В качестве наметки для будущего более детального анализа можно добавить, что сама выразительность и фигуративность переплета, обложки, портрета, иллюстраций и т. п. в сравнении с нейтральностью и неизобразительностью черно-печатного текста характеризует на ранних стадиях существования печатной литературной культуры установки слоев и групп, ориентированных традиционалистски и в принципе противящихся распространению печати и стоящей за ней идеологии универсализма, достижительности и т. д. С одной стороны, таков низкий статус печатного слова среди аристократии, опирающейся на устно-визуальную культуру взаимного лицезрения и представительства (отсюда – превращение печатных текстов в элементы домашнего убранства – переплеты в цветную кожу под цвет обоев и в стиле мебели[175]
). С другой стороны, так относятся к печати не приобщенные к высокой культуре беднейшие слои (отсюда – рисованная библия для нищих, пестрота лубочной картинки, затмевающей подпись, которая, в свою очередь, также орнаментируется, изощряется, архаизируется).Соответственно, «свернутая» в обложке и суперобложке презумпция социальности (социабельность) далее должна раскрываться в конкретике изобразительных знаков переходности текста от группы к группе, с уровня на уровень. Все компоненты образа книги (все, что читатель видит, не прочитав еще ни строчки, – от картинок до места издания и цены) и есть символические «швы» между различными уровнями культуры, следы бытования образца в авторитетных средах как знаки символического преодоления барьера между группами и слоями общества. Суперобложка – самый хрупкий, заведомо недолговечный из этих знаков. Появившись как временная замена обложки для тех, кто собирается делать для книги собственный переплет, она парадоксально соединяет в себе функциональное значение практичности, экономии – защиты и сбережения от истрепывания – с семантикой напряженного слежения за ее неизбежным обветшанием (или сохранения ее нетронутости, недоступности), попыток остановить время – двуединый образ временности и стремления его закрепить и тем самым преодолеть, символ, быть может, самой «культуры».

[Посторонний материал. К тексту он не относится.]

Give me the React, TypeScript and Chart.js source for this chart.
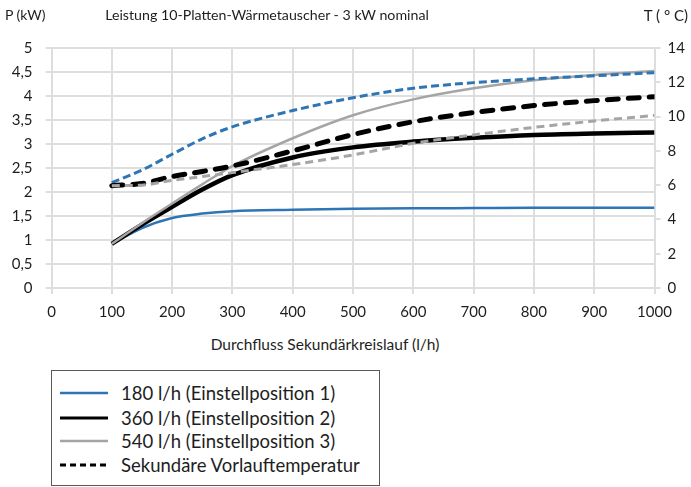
import React, { useEffect, useRef } from "react";
import { Chart, registerables } from "chart.js";

Chart.register(...registerables);

const flows = [100, 150, 200, 250, 300, 400, 500, 600, 700, 800, 900, 1000];
const power180 = [0.92, 1.25, 1.46, 1.55, 1.6, 1.63, 1.65, 1.66, 1.665, 1.67, 1.67, 1.67];
const power360 = [0.92, 1.32, 1.69, 2.05, 2.35, 2.72, 2.93, 3.05, 3.13, 3.19, 3.22, 3.24];
const power540 = [0.92, 1.35, 1.76, 2.16, 2.54, 3.12, 3.6, 3.93, 4.16, 4.33, 4.44, 4.52];
const temp180 = [6.15, 6.88, 7.8, 8.7, 9.4, 10.35, 11.1, 11.65, 11.98, 12.2, 12.38, 12.56];
const temp360 = [5.97, 6.1, 6.5, 6.8, 7.12, 8.0, 8.95, 9.7, 10.23, 10.64, 10.93, 11.16];
const temp540 = [5.97, 6.0, 6.28, 6.5, 6.73, 7.2, 7.76, 8.44, 8.93, 9.37, 9.74, 10.07];

const legendLabels = [
  "180 l/h (Einstellposition 1)",
  "360 l/h (Einstellposition 2)",
  "540 l/h (Einstellposition 3)",
  "Sekundäre Vorlauftemperatur",
];
const titleText = "Leistung 10-Platten-Wärmetauscher - 3 kW nominal";
const xTitle = "Durchfluss Sekundärkreislauf (l/h)";
const leftTitle = "P (kW)";
const rightTitle = "T ( ° C)";

const BLUE = "#2E75B6";
const BLACK = "#000000";
const GRAY = "#A5A5A5";
const GRID = "#dedede";
const TEXT = "#1e1e1e";
const FONT = "Lato, 'Liberation Sans', sans-serif";

const pts = (ys: number[]) => flows.map((x, i) => ({ x, y: ys[i] }));

export default function App() {
  const ref = useRef<HTMLCanvasElement | null>(null);
  useEffect(() => {
    document.body.style.margin = "0";
    const canvas = ref.current!;
    const base = {
      pointRadius: 0,
      cubicInterpolationMode: "monotone" as const,
      fill: false,
    };
    const chart = new Chart(canvas, {
      type: "line",
      data: {
        datasets: [
          { ...base, label: legendLabels[0], data: pts(power180), borderColor: BLUE, borderWidth: 2.5, yAxisID: "y", order: 6 },
          { ...base, label: legendLabels[1], data: pts(power360), borderColor: BLACK, borderWidth: 4.5, yAxisID: "y", order: 5 },
          { ...base, label: legendLabels[2], data: pts(power540), borderColor: GRAY, borderWidth: 2.5, yAxisID: "y", order: 4 },
          { ...base, label: "T 180", data: pts(temp180), borderColor: BLUE, borderWidth: 3, borderDash: [8, 4], yAxisID: "y1", order: 3 },
          { ...base, label: "T 360", data: pts(temp360), borderColor: BLACK, borderWidth: 5, borderDash: [11, 10], borderCapStyle: "round", yAxisID: "y1", order: 2 },
          { ...base, label: "T 540", data: pts(temp540), borderColor: GRAY, borderWidth: 3, borderDash: [8, 5], yAxisID: "y1", order: 1 },
        ],
      },
      options: {
        animation: false,
        responsive: false,
        maintainAspectRatio: false,
        layout: { padding: { top: 48, left: 0, right: 0, bottom: 0 } },
        plugins: { legend: { display: false }, tooltip: { enabled: false }, title: { display: false } },
        scales: {
          x: {
            type: "linear",
            min: 0,
            max: 1000,
            ticks: {
              stepSize: 100,
              color: TEXT,
              font: { family: FONT, size: 15 },
              padding: 9,
              maxRotation: 0,
              callback: (v: any) => String(v),
            },
            grid: { color: GRID, lineWidth: 2, tickLength: 6, drawTicks: true },
            border: { color: GRID, width: 2 },
            afterFit: (s: any) => { s.height = 42; },
          },
          y: {
            position: "left",
            min: 0,
            max: 5,
            ticks: {
              stepSize: 0.5,
              color: TEXT,
              font: { family: FONT, size: 15 },
              padding: 13,
              callback: (v: any) => String(v).replace(".", ","),
            },
            grid: { color: GRID, lineWidth: 2, tickLength: 6 },
            border: { color: GRID, width: 2 },
            afterFit: (s: any) => { s.width = 51.5; },
          },
          y1: {
            position: "right",
            min: 0,
            max: 14,
            ticks: { stepSize: 2, color: TEXT, font: { family: FONT, size: 15 }, padding: 7, callback: (v: any) => String(v) },
            grid: { drawOnChartArea: false, color: GRID, lineWidth: 2, tickLength: 6 },
            border: { color: GRID, width: 2 },
            afterFit: (s: any) => { s.width = 36.5; },
          },
        },
      },
    });
    return () => chart.destroy();
  }, []);

  const txt: React.CSSProperties = {
    position: "absolute",
    fontFamily: FONT,
    fontSize: 15,
    lineHeight: "20px",
    color: TEXT,
    whiteSpace: "nowrap",
  };
  const rowTops = [382, 407, 430, 454];

  return (
    <div style={{ position: "relative", width: 691, height: 487, overflow: "hidden", background: "#fff" }}>
      <canvas ref={ref} width={691} height={330} style={{ position: "absolute", left: 0, top: 0 }} />
      <div style={{ ...txt, left: 5, top: 5, fontSize: 14 }}>{leftTitle}</div>
      <div style={{ ...txt, left: 67, width: 400, top: 5, textAlign: "center", fontSize: 14.2 }}>{titleText}</div>
      <div style={{ ...txt, right: 3, top: 5 }}>{rightTitle}</div>
      <div style={{ ...txt, left: 125, width: 400, top: 334, textAlign: "center", fontSize: 15.5 }}>{xTitle}</div>
      <div
        style={{
          position: "absolute",
          left: 51,
          top: 370,
          width: 329,
          height: 116,
          border: "1px solid #5a5a5a",
          boxSizing: "border-box",
        }}
      />
      {legendLabels.map((l, i) => (
        <React.Fragment key={l}>
          <svg style={{ position: "absolute", left: 60, top: rowTops[i] + 7 }} width={48} height={8}>
            <line
              x1={0}
              y1={4}
              x2={48}
              y2={4}
              stroke={i === 0 ? BLUE : i === 2 ? GRAY : BLACK}
              strokeWidth={i === 0 || i === 2 ? 2.5 : 3}
              strokeDasharray={i === 3 ? "6 4" : undefined}
            />
          </svg>
          <div style={{ ...txt, left: 121, top: rowTops[i], fontSize: 18.5, lineHeight: "22px" }}>{l}</div>
        </React.Fragment>
      ))}
    </div>
  );
}
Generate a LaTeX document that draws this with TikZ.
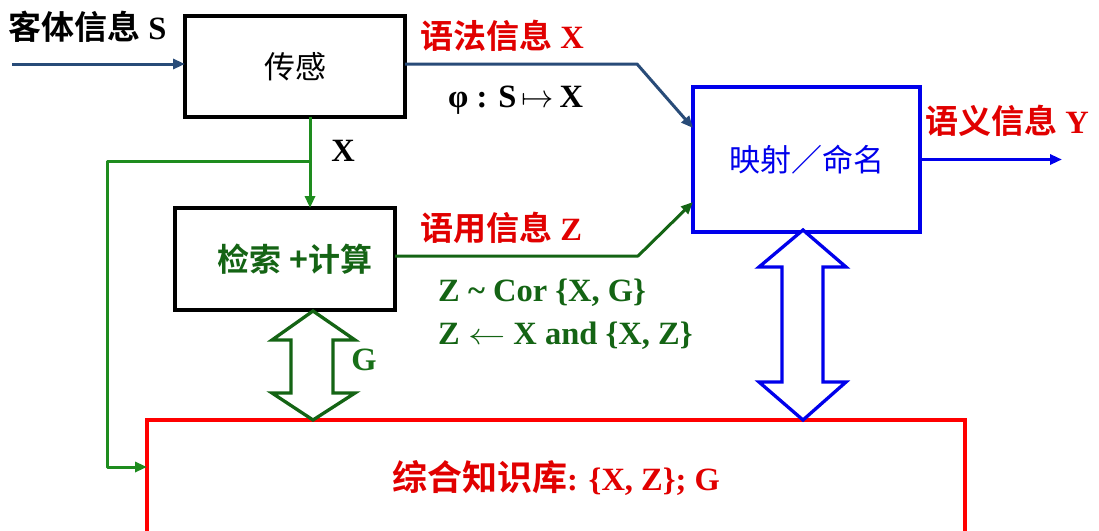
\documentclass[tikz,border=0pt]{standalone}
\usepackage{fontspec}
\setmainfont{Liberation Serif}
\newfontfamily\cjk{Noto Sans CJK SC}[BoldFont={Noto Sans CJK SC Bold}]
\usetikzlibrary{arrows.meta,calc}
\definecolor{dblue}{RGB}{40,75,120}
\definecolor{lgreen}{RGB}{30,140,30}
\definecolor{dgreen}{RGB}{20,100,20}
\definecolor{tred}{RGB}{225,0,0}
\definecolor{bblue}{RGB}{0,0,235}
\newcommand{\ck}[1]{{\cjk\fontsize{33}{36}\selectfont #1}}
\tikzset{
  box/.style={draw=black, line width=3.2pt, inner sep=0pt, outer sep=0pt},
  mapbox/.style={draw=bblue, line width=3.2pt, inner sep=0pt, outer sep=0pt},
  kbox/.style={draw=red, line width=3.2pt, inner sep=0pt, outer sep=0pt},
  lbl/.style={inner sep=0pt, font=\fontsize{32.5}{36}\selectfont\bfseries},
  tip/.style={-{Triangle[length=12pt,width=10pt]}},
  conn/.style={line width=3pt, line join=round},
  dbl/.style={line width=3.3pt, fill=white, line join=miter},
}
\begin{document}
\begin{tikzpicture}[x=1pt,y=-1pt]
\clip (0,0) rectangle (1099,530);
\fill[white] (0,0) rectangle (1099,530);
% boxes
\node[box, minimum width=220pt, minimum height=101pt, font=\fontsize{31}{34}\selectfont] (sense) at (295,66.5) {\cjk 传感};
\node[box, minimum width=220pt, minimum height=102pt, font=\fontsize{32}{36}\selectfont, text=dgreen] (calc) at (285,259) {\hspace*{20pt}\cjk\bfseries 检索 +计算};
\node[mapbox, minimum width=227pt, minimum height=145pt, font=\fontsize{31}{34}\selectfont, text=bblue] (map) at (806.5,159.5) {\cjk 映射／命名};
\node[kbox, minimum width=818pt, minimum height=130pt, anchor=north west] (kb) at (147,420) {};
\node[lbl, text=tred] (kbtext) at (556,478) {{\cjk\fontsize{35}{38}\selectfont 综合知识库}: \{X, Z\}; G};
% coordinates
\coordinate (in) at (12,64);
\coordinate (b1) at (637,64);
\coordinate (xs) at (310,117);
\coordinate (br) at (310,161);
\coordinate (bl) at (107,161);
\coordinate (bd) at (107,467);
\coordinate (z1) at (638,256);
\coordinate (out) at (1062,159.5);
% connectors
\draw[conn, dblue, tip] (in) -- (sense.west |- in);
\draw[conn, dblue, tip] (sense.east |- b1) -- (b1) -- ($(map.north west)+(0,41)$);
\draw[conn, lgreen, tip] (xs) -- (xs |- calc.north);
\draw[conn, lgreen, tip] (br) -- (bl) -- (bd) -- (kb.west |- bd);
\draw[conn, dgreen, tip] (calc.east |- z1) -- (z1) -- ($(map.south west)+(0,-30)$);
\draw[conn, bblue, tip] (map.east) -- (out);
% double arrows
\draw[dbl, draw=dgreen] (313,311) -- (355,340) -- (333,340) -- (333,393) -- (355,393) -- (313,420) -- (272,393) -- (291,393) -- (291,340) -- (272,340) -- cycle;
\draw[dbl, draw=bblue] (803,230) -- (846,267) -- (823,267) -- (823,382) -- (846,382) -- (803,420) -- (759,382) -- (782,382) -- (782,267) -- (759,267) -- cycle;
% labels
\node[lbl, anchor=west] (lS) at (8,27) {\ck{客体信息} S};
\node[lbl, anchor=west, text=tred] (lX) at (420,36) {\ck{语法信息} X};
\node[lbl, anchor=west] (lphi) at (448,100) {φ : S\,\scalebox{1.3}{$\mapsto$}\,X};
\node[lbl, anchor=west, text=tred] (lY) at (925,121) {\ck{语义信息} Y};
\node[lbl] (lXd) at (343,151) {X};
\node[lbl, anchor=west, text=tred] (lZ) at (420,228) {\ck{语用信息} Z};
\node[lbl, anchor=west, text=dgreen] (lc1) at (438,293) {Z \string~ Cor \{X, G\}};
\node[lbl, anchor=west, text=dgreen] (lc2) at (438,336) {Z \scalebox{1.5}[1.2]{$\leftarrow$} X and \{X, Z\}};
\node[lbl, text=lgreen!80!black] (lG) at (364,360) {G};
\end{tikzpicture}
\end{document}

Возвращаясь к конкретной серии «Зарубежный роман ХХ века», отметим, что серия эта – открытая (но иначе и не может знаменоваться современность). Она знакомит с новой, впервые издаваемой литературой, однако тиражи входящих в нее книг существенно превышают объем группы культурных инициаторов (несколько тысяч или несколько десятков тысяч человек, применительно к разного типа образцам), но не достигают масштабов следующего за их разметкой слоя читателей уже отобранной и отмеченной «настоящей» литературы (не ниже аудитории авторитетных толстых литературно-художественных журналов, т. е. по крайней мере сотни тысяч). Рассчитанные на относительно широкую и неспециализированную аудиторию, современные новоизданные произведения выходят в этой серии в твердых, надолго и солидно сделанных переплетах и выпускаются, в общем-то, единократно (переиздания исключительно редки). Таковы парадоксы адресации этой серии: соединение широкого адресата с умеренной и недорогостоящей солидностью облика книги и расчетом на долговременность – своего рода портрет создателей серии и эпохи ее открытия, интеллигенции 1960‐х. Позже эти установки становятся рутинными нормами издательской работы, задавая образ обычной, нормальной книги. От замысла инициаторов в серии остается, пожалуй, одна не бросающаяся в глаза особенность: в ее томах нет знаков единого и однонаправленного времени, понимаемого как наращивание содержательности культуры, нет ни планов на будущее, ни отчета о прошлом. Адресат, как предполагается, синтезирует целое сам, внешней же по отношению к нему единой точки зрения не задано.